Мамочка пришла, и мы сейчас будем проходить «климат России», где сказано, что самый хороший климат на Черноморском побережье Кавказа, а я, прожившая там зиму, говорю, что это самый скверный климат на земном шаре!

Как я люблю, когда никого нет дома! Делай что хочешь, и никто об этом не узнает. Ах, если бы в Харькове у меня была по-прежнему своя комната! Несбыточная мечта! И там мы будем также ютиться по комнатам, где не почувствуешь себя самостоятельным человеком. Нельзя ни кричать, ни шуметь, ни приходить поздно! Здесь даже я не могу лечь спать, когда хочется: если слишком рано — неудобно, в той комнате могут сидеть; если слишком поздно — тоже нельзя, потому что приходится проходить через спальню Забниных. Хочешь что-нибудь сварить — жди, когда у них мангал освободится; самовар ставь, когда они не пьют. Забнины очень славные люди, но жить у них это не то, что у себя в квартире! Очень стеснительная такая жизнь. И не предвидится ей конца…

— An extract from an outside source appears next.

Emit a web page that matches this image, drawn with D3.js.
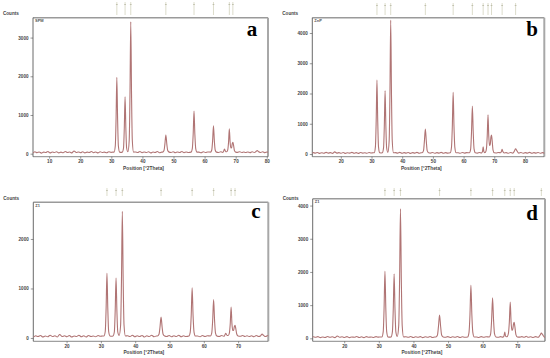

Что-то сейчас в Харькове? Быть может, ничего особенного, и скоро прекратится такая жизнь, а может быть, там произошло что-то такое ужасное, после чего и думать о нем не захочется, а не то что жить там! Да, может произойти много печального со времени нашего отъезда из Харькова. А так хочется застать свою квартиру целой, и всех знакомых живыми! Так хочется попить вечером чай в уютной столовой, всем вместе из настоящих стаканов, а не из наших жестянок и т. д. Я помню, когда мы с Мамочкой ночевали первую ночь в Керчи у инспектора городского училища, мы были поражены: большие, чистые комнаты, столы, стулья, кровати, статуэтки, картины, занавески на окнах, на столе самовар, стаканы, вазы, висячая лампа, — это нам показалось так необычайно после Туапсе, где мы ничего не видели, кроме грязных стен и громоздких парт. И так это было приятно, что мы находимся в человеческой обстановке, что хоть сколько-нибудь чувствуешь себя человеком! Но мы только тогда почувствуем себя людьми, когда перестанем называться «беженцами». В этом слове заключается какой-то яд, оно позорно и унизительно. Всеми оно произносится с остервенением и злобой, все их ругают, во всем их винят! Кто не был беженцем, тот не поймет, как тяжело носить это имя!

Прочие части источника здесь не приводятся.